JOB -> Print exactly what lies from the line with "Write a Python" down to the line with "0.026, 0.019, 0.017]", counting both of those lines, but not the pictures.

INFORMATION GIVEN ->

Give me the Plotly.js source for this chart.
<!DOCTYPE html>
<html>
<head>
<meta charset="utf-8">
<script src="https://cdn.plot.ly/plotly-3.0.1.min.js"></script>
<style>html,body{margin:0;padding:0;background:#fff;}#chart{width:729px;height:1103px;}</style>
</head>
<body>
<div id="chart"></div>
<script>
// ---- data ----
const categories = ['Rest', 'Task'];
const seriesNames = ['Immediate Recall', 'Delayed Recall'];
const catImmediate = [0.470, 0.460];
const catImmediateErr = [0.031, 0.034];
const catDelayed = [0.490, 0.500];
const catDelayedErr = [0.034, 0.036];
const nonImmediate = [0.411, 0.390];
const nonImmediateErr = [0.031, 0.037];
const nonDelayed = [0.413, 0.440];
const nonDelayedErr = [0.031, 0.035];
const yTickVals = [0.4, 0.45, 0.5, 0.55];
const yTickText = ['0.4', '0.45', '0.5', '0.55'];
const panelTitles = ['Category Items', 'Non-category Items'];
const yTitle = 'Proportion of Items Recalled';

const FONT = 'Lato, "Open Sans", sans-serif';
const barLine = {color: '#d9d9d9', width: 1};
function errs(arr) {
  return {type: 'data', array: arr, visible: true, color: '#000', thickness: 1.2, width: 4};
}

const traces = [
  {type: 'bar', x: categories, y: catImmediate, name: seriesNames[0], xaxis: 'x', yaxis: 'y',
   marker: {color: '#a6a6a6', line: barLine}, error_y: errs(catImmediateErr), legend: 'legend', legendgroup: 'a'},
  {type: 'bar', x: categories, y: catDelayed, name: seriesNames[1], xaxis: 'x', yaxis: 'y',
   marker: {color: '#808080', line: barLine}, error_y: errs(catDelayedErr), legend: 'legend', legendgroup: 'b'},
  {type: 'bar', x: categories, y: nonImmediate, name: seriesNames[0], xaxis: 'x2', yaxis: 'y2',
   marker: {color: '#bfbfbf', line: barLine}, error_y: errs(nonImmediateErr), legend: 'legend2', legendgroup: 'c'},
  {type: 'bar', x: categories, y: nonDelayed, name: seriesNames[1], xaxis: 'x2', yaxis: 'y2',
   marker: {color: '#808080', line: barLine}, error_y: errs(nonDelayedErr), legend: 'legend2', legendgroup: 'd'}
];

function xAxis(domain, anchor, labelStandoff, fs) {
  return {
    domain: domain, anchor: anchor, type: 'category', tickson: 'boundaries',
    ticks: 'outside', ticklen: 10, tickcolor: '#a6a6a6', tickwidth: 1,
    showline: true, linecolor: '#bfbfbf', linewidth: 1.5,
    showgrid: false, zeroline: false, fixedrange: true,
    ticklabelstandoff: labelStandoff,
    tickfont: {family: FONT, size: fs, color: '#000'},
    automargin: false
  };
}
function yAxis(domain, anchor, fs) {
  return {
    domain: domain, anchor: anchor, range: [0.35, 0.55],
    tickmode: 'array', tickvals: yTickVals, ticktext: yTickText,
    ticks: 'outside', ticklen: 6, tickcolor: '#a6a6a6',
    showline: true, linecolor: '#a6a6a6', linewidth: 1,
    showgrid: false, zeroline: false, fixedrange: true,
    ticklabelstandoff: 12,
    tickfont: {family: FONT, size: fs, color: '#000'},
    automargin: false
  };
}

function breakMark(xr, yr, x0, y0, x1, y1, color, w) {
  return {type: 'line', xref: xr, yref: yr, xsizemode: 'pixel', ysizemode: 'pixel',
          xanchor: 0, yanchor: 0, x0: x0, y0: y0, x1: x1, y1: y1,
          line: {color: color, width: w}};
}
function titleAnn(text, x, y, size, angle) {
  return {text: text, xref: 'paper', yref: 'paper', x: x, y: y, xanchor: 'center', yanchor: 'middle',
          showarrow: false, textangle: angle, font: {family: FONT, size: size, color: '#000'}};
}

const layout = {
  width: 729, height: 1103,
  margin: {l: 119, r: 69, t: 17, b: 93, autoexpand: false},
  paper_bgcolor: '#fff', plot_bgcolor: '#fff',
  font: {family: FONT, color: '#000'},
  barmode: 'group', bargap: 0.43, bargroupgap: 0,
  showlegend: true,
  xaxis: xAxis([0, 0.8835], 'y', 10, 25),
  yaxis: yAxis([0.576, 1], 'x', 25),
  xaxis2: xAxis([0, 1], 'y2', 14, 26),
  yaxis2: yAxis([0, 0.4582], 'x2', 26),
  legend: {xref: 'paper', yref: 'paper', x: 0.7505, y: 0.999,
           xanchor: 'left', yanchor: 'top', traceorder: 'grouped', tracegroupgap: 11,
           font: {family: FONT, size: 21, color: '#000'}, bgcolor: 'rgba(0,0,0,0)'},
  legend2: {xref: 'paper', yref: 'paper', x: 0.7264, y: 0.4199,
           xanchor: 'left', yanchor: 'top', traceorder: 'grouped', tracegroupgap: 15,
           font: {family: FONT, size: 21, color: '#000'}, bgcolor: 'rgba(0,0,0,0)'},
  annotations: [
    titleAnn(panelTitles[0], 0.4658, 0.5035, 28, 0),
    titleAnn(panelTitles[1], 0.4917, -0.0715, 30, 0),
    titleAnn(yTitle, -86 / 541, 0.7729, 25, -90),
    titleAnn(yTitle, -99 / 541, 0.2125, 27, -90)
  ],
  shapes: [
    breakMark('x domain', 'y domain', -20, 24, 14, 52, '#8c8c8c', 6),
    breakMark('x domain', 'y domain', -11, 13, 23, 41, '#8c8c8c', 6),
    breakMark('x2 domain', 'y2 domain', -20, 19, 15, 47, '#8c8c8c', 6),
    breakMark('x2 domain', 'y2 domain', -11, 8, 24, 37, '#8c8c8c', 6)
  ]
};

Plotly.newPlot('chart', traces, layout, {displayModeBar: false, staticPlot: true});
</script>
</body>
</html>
* * *
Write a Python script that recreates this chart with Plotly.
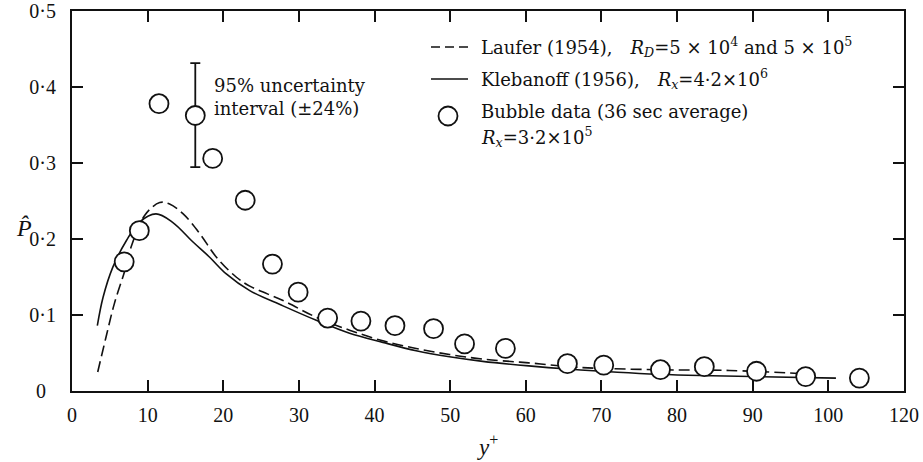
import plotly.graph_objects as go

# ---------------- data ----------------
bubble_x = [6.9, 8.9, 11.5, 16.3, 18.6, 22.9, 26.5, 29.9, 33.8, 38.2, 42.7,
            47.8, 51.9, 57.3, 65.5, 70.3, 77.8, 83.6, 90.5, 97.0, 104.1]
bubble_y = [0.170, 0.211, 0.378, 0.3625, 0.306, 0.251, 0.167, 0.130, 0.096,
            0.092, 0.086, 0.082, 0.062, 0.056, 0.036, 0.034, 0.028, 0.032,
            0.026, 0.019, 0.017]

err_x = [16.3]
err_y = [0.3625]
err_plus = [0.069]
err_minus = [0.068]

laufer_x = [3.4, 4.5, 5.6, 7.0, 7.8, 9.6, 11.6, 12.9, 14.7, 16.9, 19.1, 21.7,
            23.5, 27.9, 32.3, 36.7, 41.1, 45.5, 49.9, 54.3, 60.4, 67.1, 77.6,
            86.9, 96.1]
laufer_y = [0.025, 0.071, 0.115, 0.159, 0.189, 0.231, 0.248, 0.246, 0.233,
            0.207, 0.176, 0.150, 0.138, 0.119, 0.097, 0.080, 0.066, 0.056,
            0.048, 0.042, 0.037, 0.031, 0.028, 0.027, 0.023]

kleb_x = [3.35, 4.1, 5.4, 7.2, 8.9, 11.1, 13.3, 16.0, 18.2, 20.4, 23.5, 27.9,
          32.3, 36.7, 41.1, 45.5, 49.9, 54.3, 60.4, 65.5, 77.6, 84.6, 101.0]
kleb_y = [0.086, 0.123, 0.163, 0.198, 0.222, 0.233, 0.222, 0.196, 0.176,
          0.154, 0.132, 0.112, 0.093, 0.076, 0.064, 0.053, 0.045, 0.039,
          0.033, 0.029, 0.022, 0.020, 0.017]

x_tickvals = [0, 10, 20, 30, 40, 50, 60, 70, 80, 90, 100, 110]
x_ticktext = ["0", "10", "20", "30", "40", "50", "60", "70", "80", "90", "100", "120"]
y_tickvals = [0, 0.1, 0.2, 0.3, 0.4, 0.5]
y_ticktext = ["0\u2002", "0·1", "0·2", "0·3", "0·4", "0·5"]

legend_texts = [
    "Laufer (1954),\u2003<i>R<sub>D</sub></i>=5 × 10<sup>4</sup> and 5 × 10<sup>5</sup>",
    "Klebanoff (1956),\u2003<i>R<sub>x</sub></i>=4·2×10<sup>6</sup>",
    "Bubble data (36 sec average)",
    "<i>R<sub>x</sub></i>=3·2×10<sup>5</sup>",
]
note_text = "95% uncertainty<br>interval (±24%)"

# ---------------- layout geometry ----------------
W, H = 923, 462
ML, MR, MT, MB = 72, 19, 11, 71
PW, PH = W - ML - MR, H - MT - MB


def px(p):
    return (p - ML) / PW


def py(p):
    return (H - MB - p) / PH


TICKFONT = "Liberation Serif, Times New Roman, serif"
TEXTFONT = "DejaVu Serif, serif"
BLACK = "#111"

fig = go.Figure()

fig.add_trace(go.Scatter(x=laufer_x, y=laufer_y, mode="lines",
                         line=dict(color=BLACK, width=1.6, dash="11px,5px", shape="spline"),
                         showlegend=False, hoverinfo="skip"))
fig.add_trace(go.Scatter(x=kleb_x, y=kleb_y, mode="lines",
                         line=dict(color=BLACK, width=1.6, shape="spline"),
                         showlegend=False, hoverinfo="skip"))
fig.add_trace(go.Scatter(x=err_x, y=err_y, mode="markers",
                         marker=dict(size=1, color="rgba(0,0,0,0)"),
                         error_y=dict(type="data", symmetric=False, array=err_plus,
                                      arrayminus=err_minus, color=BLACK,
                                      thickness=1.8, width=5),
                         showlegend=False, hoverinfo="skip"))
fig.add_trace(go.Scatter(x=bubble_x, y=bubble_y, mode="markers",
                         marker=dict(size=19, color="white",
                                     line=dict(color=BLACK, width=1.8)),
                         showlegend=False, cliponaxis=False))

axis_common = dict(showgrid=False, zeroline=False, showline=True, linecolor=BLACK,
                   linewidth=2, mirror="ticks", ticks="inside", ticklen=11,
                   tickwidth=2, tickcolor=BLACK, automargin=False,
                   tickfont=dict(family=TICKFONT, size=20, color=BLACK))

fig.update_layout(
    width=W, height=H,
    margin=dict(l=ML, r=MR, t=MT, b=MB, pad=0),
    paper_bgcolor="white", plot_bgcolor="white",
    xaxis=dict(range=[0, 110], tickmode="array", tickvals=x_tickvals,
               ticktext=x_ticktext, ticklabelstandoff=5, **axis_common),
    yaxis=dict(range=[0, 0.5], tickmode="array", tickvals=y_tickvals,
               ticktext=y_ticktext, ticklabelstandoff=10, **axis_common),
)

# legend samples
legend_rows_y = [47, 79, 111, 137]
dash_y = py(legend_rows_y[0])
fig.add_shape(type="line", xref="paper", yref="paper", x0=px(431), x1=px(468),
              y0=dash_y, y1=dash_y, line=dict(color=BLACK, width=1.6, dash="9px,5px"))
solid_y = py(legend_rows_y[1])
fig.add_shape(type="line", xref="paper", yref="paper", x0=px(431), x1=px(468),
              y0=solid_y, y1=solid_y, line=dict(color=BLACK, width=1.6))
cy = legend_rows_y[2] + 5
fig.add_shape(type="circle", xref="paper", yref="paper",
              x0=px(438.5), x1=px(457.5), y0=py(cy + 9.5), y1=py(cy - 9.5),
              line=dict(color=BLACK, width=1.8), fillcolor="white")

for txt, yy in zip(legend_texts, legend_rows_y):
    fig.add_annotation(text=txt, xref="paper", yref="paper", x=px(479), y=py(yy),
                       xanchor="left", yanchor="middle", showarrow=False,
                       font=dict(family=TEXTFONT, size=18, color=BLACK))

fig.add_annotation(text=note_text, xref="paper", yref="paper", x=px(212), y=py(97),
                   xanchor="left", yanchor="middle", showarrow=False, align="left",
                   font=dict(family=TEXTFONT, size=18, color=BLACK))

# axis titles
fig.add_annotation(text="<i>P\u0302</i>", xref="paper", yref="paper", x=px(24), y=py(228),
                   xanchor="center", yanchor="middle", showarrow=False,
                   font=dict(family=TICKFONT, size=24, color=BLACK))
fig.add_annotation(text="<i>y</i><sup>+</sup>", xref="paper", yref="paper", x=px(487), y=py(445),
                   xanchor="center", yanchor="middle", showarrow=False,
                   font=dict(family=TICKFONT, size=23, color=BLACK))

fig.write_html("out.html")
==
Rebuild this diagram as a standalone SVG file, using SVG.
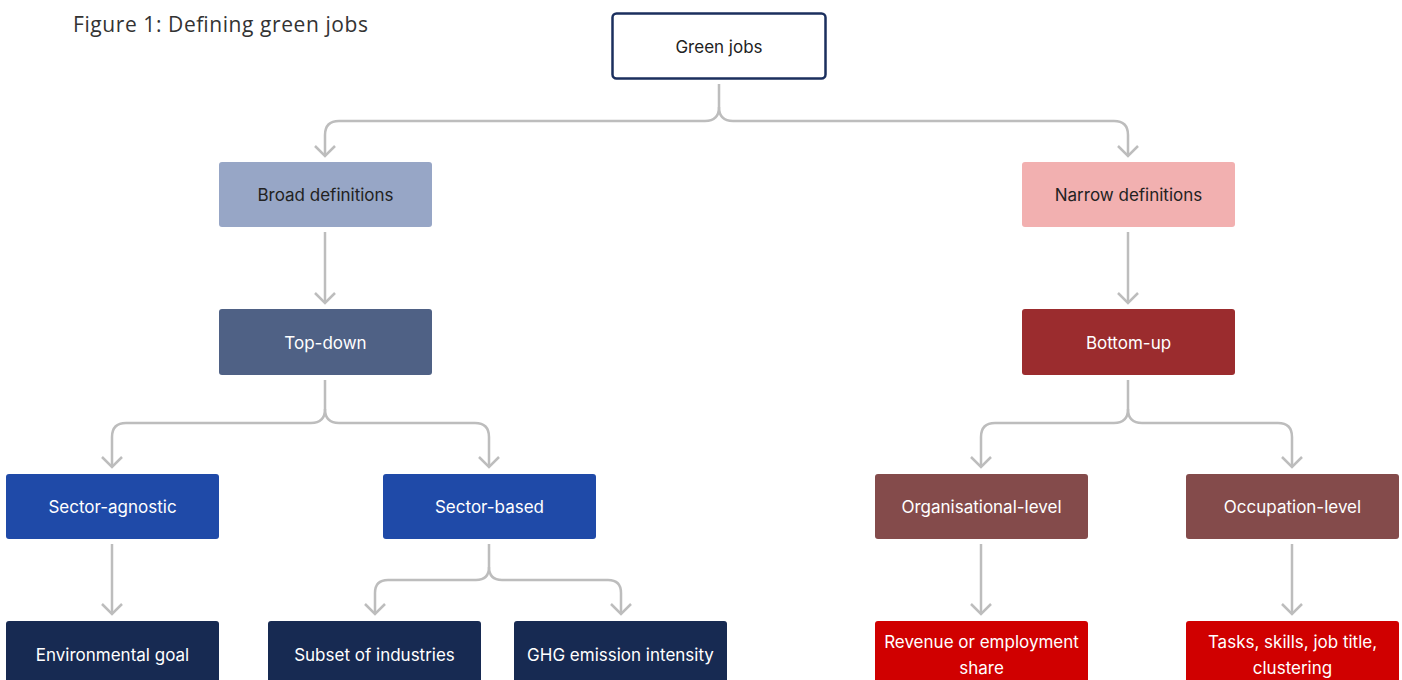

WRITTEN ANSWER ->
Write a Python script that recreates this chart with Plotly.
import plotly.graph_objects as go

# ---------------- data ----------------
bubble_x = [6.9, 8.9, 11.5, 16.3, 18.6, 22.9, 26.5, 29.9, 33.8, 38.2, 42.7,
            47.8, 51.9, 57.3, 65.5, 70.3, 77.8, 83.6, 90.5, 97.0, 104.1]
bubble_y = [0.170, 0.211, 0.378, 0.3625, 0.306, 0.251, 0.167, 0.130, 0.096,
            0.092, 0.086, 0.082, 0.062, 0.056, 0.036, 0.034, 0.028, 0.032,
            0.026, 0.019, 0.017]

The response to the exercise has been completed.